Regular Expressions: Pattern Matching and Text Manipulation

Text processing requires structural analysis. Evaluating string components using standard conditional loops scales poorly. Regular Expressions (RegExp) define complex search patterns. They execute rapid validation, extraction, and replacement operations.

The Need for Regular Expressions

Form validation demands rigorous input checking. An email address must contain specific character sequences. Passwords require structural complexity. Attempting to validate these rules manually via if statements and substring extraction generates bloated, unmaintainable code.

RegExp condenses validation logic into a single, highly optimized sequence. It delegates pattern matching to the underlying engine written in compiled C/C++, vastly outperforming native JavaScript loops.

Creating Patterns: Syntax and the RegExp Object

JavaScript creates RegExp objects via two methods.

Literal Notation The pattern is enclosed in forward slashes. The engine compiles the expression at load time. This provides optimal performance for static, unchanging patterns.

const pattern = /^\w+@[a-zA-Z_]+?\.[a-zA-Z]{2,3}$/;

Constructor Notation The RegExp object constructs the pattern dynamically at runtime. This is mandatory when the pattern depends on variable input.

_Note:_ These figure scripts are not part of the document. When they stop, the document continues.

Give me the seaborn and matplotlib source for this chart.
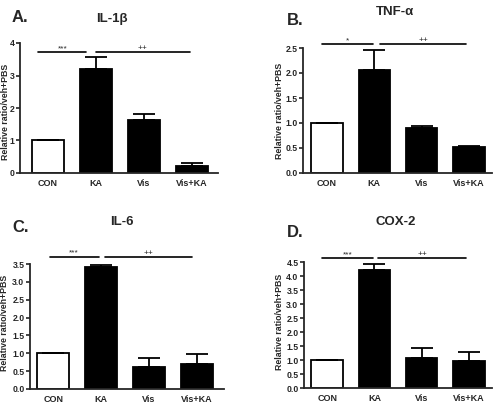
import numpy as np
import pandas as pd
import matplotlib
matplotlib.use('Agg')
import matplotlib.pyplot as plt
import seaborn as sns

sns.set_style('ticks')
plt.rcParams['font.family'] = ['Liberation Sans', 'DejaVu Sans']

groups = ['CON', 'KA', 'Vis', 'Vis+KA']

il1b_mean = [1.0, 3.20, 1.62, 0.20]
il1b_err = [0.0, 0.37, 0.20, 0.10]
tnfa_mean = [1.0, 2.07, 0.90, 0.51]
tnfa_err = [0.0, 0.40, 0.03, 0.03]
il6_mean = [1.0, 3.42, 0.63, 0.70]
il6_err = [0.0, 0.06, 0.25, 0.28]
cox2_mean = [1.0, 4.22, 1.08, 0.98]
cox2_err = [0.0, 0.21, 0.34, 0.29]

panels = [
    # letter, title, means, errs, ymax, yticks, fmt, sig y, stars
    ('A.', 'IL-1β', il1b_mean, il1b_err, 4.0, [0, 1, 2, 3, 4], '{:.0f}', 3.72, '***'),
    ('B.', 'TNF-α', tnfa_mean, tnfa_err, 2.5, [0, 0.5, 1.0, 1.5, 2.0, 2.5], '{:.1f}', 2.58, '*'),
    ('C.', 'IL-6', il6_mean, il6_err, 3.5, [0, 0.5, 1.0, 1.5, 2.0, 2.5, 3.0, 3.5], '{:.1f}', 3.70, '***'),
    ('D.', 'COX-2', cox2_mean, cox2_err, 4.5, [0, 0.5, 1.0, 1.5, 2.0, 2.5, 3.0, 3.5, 4.0, 4.5], '{:.1f}', 4.64, '***'),
]

W, H = 493, 403
fig = plt.figure(figsize=(W / 100, H / 100), dpi=100)

# pixel layout: axes box (left, right, bottom, top), xlim, title spots, ylabel spot
layout = [
    dict(box=(20, 218, 173, 43), xlim=(-0.58, 3.54), letter=(12, 22), title=(112, 22), ylab=(6, 112),
         sig1=(-0.2, 0.8), sig2=(1.0, 2.95)),
    dict(box=(303, 492, 173, 48), xlim=(-0.51, 3.49), letter=(287, 25), title=(395, 15), ylab=(279, 111),
         sig1=(-0.1, 0.97), sig2=(1.12, 2.95)),
    dict(box=(30, 224, 389, 264), xlim=(-0.49, 3.57), letter=(12, 232), title=(122, 225), ylab=(5, 323),
         sig1=(-0.08, 0.95), sig2=(1.08, 2.9)),
    dict(box=(304, 492, 388, 262), xlim=(-0.49, 3.49), letter=(287, 237), title=(396, 225), ylab=(279, 322),
         sig1=(-0.1, 0.97), sig2=(1.08, 2.95)),
]

for (letter, title, means, errs, ymax, yticks, fmt, sig_y, stars), lay in zip(panels, layout):
    l, r, b, t = lay['box']
    ax = fig.add_axes([l / W, 1 - b / H, (r - l) / W, (b - t) / H])
    df = pd.DataFrame({'group': groups, 'value': means})
    sns.barplot(data=df, x='group', y='value', hue='group', legend=False,
                palette=['white', 'black', 'black', 'black'], edgecolor='black',
                linewidth=1.3, width=0.67, ax=ax, errorbar=None)
    ax.errorbar(np.arange(4), means, yerr=[np.zeros(4), errs], fmt='none',
                ecolor='black', elinewidth=1.3, capsize=8, capthick=1.3)
    ax.set_xlim(*lay['xlim'])
    ax.set_ylim(0, ymax)
    ax.set_yticks(yticks)
    ax.set_yticklabels([fmt.format(v) for v in yticks], fontsize=6.2, fontweight='bold')
    ax.set_xticks(range(4))
    ax.set_xticklabels(groups, fontsize=6.5, fontweight='bold')
    ax.tick_params(axis='x', length=0, pad=4)
    ax.tick_params(axis='y', length=3, width=1.2, pad=1)
    ax.set_xlabel('')
    ax.set_ylabel('')
    for s in ['left', 'bottom']:
        ax.spines[s].set_linewidth(1.3)
    sns.despine(ax=ax)

    # significance bars
    for (x0, x1), lab in [(lay['sig1'], stars), (lay['sig2'], '++')]:
        ax.plot([x0, x1], [sig_y, sig_y], color='black', lw=1.2, clip_on=False)
        ax.text((x0 + x1) / 2, sig_y, lab, ha='center', va='bottom', fontsize=6, clip_on=False)

    fig.text(lay['letter'][0] / W, 1 - lay['letter'][1] / H, letter, fontsize=12,
             fontweight='bold', ha='left', va='baseline')
    fig.text(lay['title'][0] / W, 1 - lay['title'][1] / H, title, fontsize=9.5,
             fontweight='bold', ha='center', va='baseline')
    fig.text(lay['ylab'][0] / W, 1 - lay['ylab'][1] / H, 'Relative ratio/veh+PBS', fontsize=6.3,
             fontweight='bold', rotation=90, ha='center', va='center')

fig.savefig('out.png', dpi=100)
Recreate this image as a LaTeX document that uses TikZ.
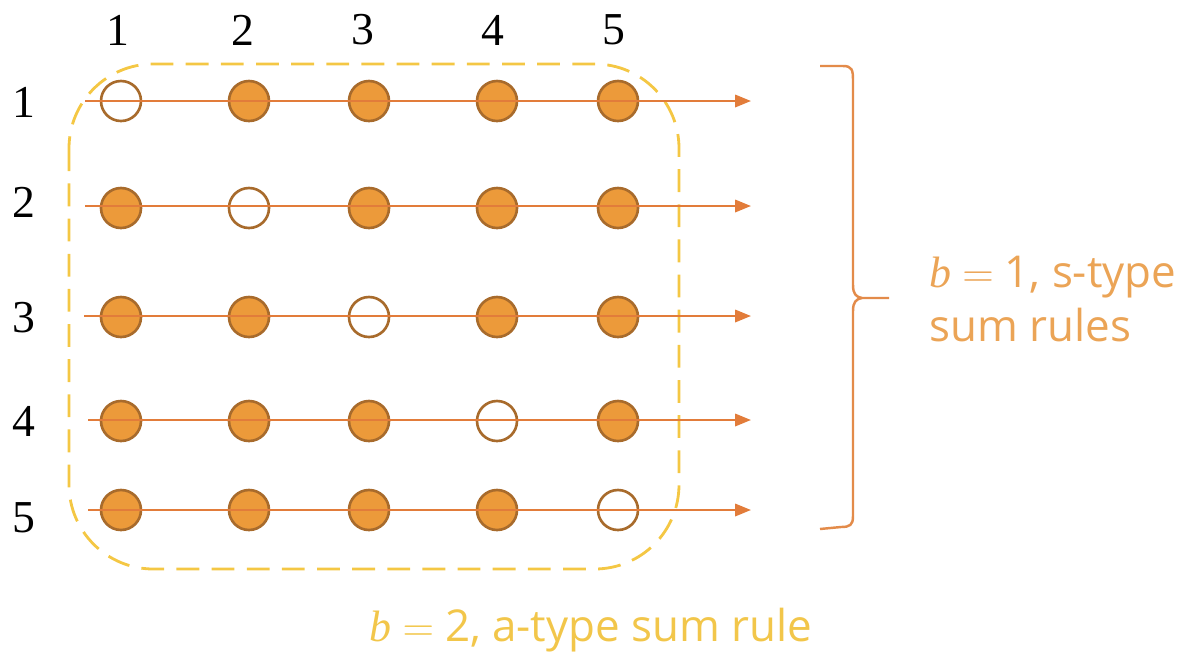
\documentclass[tikz,border=0pt]{standalone}
\usepackage{fontspec}
\usetikzlibrary{arrows.meta}
\newfontfamily\numfont{Liberation Serif}
\newfontfamily\lblfont{Open Sans}
\definecolor{dotfill}{HTML}{EC9A3A}
\definecolor{dotline}{HTML}{A86B2C}
\definecolor{rowline}{HTML}{E27C3A}
\definecolor{boxyel}{HTML}{F4C744}
\definecolor{bracecol}{HTML}{E38B4A}
\definecolor{labor}{HTML}{EBA456}
\definecolor{labyel}{HTML}{F2C64A}
\newcommand{\mathb}[1]{{\numfont\itshape b}\hspace{0.25em}$=$\hspace{0.25em}#1}
\begin{document}
\begin{tikzpicture}[x=0.02cm,y=-0.02cm,
  full/.style={circle,draw=dotline,fill=dotfill,line width=1.5pt,minimum size=40*0.02cm,inner sep=0pt},
  empty/.style={circle,draw=dotline,fill=white,line width=1.5pt,minimum size=40*0.02cm,inner sep=0pt},
  rowarrow/.style={draw=rowline,line width=1.3pt,-{Triangle[length=9pt,width=7pt]}},
  num/.style={font=\numfont\fontsize{26}{28}\selectfont,inner sep=0pt}]
\useasboundingbox (0,0) rectangle (1190,653);
% dashed box
\draw[boxyel,line width=1.6pt,dash pattern=on 13pt off 7pt,rounded corners=48pt] (69,64) rectangle (679,569);
% column labels
\foreach \x/\n in {118/1,243/2,363/3,493/4,614/5}
  \node[num] (col\n) at (\x,30) {\n};
% row labels
\foreach \y/\n in {102/1,202/2,318/3,421/4,518/5}
  \node[num] (row\n) at (24,\y) {\n};
% dots
\foreach \r/\y in {1/101,2/208,3/317,4/421,5/510}{
  \foreach \c/\x in {1/121,2/249,3/369,4/497,5/618}{
    \ifnum\r=\c
      \node[empty] (d\r\c) at (\x,\y) {};
    \else
      \node[full] (d\r\c) at (\x,\y) {};
    \fi
  }
}
% row arrows
\foreach \r/\y/\s in {1/101/85,2/206/85,3/316/84,4/420/88,5/510/88}{
  \coordinate (s\r) at (\s,\y);
  \coordinate (e\r) at (751,\y);
  \draw[rowarrow] (s\r) -- (e\r);
}
% brace
\draw[bracecol,line width=1.4pt,line join=round]
  (820,66) -- (843,66) .. controls (852,66) and (853,70) .. (853,80)
  -- (853,285) .. controls (853,294) and (856,297) .. (862,298) -- (889,298)
  (862,298) .. controls (856,299) and (853,302) .. (853,311)
  -- (853,516) .. controls (853,525) and (850,527) .. (841,527) -- (820,529);
% labels
\node[text=labor,font=\lblfont\fontsize{25}{31}\selectfont,align=left,anchor=west,inner sep=0pt] (slab) at (929,299)
  {\mathb{1}, s-type\\sum rules};
\node[text=labyel,font=\lblfont\fontsize{25}{30}\selectfont,inner sep=0pt] (alab) at (591,630)
  {\mathb{2}, a-type sum rule};
\end{tikzpicture}
\end{document}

const dynamicPattern = new RegExp("^" + userInput + "$", "i");

Pattern Construction: Quantifiers and Classes

RegExp relies on a specialized syntax to define character requirements.

Common Character Classes

Classes target specific character types.

  • \d: Matches any digit (0-9).
  • \w: Matches any alphanumeric character including underscores.
  • \s: Matches any whitespace character.
  • [abc]: Matches a specific set of characters.
  • [^abc]: Negated class. Matches any character not in the set.

Repetition Quantifiers

Quantifiers dictate the required frequency of the preceding character or group.

  • *: Zero or more occurrences.
  • +: One or more occurrences.
  • ?: Zero or one occurrence.
  • {n}: Exactly n occurrences.
  • {n,m}: Between n and m occurrences.

Grouping

Parentheses () aggregate characters into a single logical unit. Quantifiers apply to the entire group. Grouping also captures the matched substring for extraction.

RegExp Execution Methods

The RegExp object possesses specific execution methods.

  • test(): Executes a search. Returns a boolean true or false. Essential for boolean validation checks.
  • exec(): Executes a search. Returns an array detailing the match, including captured groups and index position. Returns null upon failure.

String Methods for Regular Expressions

The native String object integrates directly with RegExp.

  • search(): Returns the index of the first match. Returns -1 if failed.
  • split(): Divides a string into an array based on the RegExp delimiter. Handles variable whitespace effortlessly (/\s+/).
  • replace(): Substitutes matched substrings. It supports subexpression replacement. Using $1, $2 within the replacement string injects captured groups, enabling complex string formatting (e.g., swapping first and last names).

Advanced Regular Expressions

Advanced syntax provides fine-grained execution control.

  • Multiline Matching: The m flag alters the behavior of anchor tags (^ and $). They match the beginning and end of lines, rather than the entire string.
  • Non-capturing Parentheses: (?:...) groups characters without storing the result in memory. It optimizes execution when grouping is required for quantifiers but extraction is unnecessary.
  • Lookahead: (?=...) asserts that a specific pattern follows the current position without consuming characters. It validates conditions without moving the matching index.
  • Greedy Matching: By default, quantifiers match the longest possible string. Appending ? to a quantifier (e.g., +?) forces lazy matching, stopping at the shortest possible string.

Limitations of Regular Expressions

RegExp is a specialized tool, not a universal parser. It processes regular languages. It cannot parse recursive or infinitely nested structures like HTML or JSON. Attempting to parse HTML with RegExp causes catastrophic structural failures. Complex data formats mandate dedicated parsers. Furthermore, overly complex RegExp patterns trigger “catastrophic backtracking.” The engine consumes exponential CPU cycles evaluating failing permutations, causing a denial-of-service condition. RegExp demands optimization and precise boundary definitions.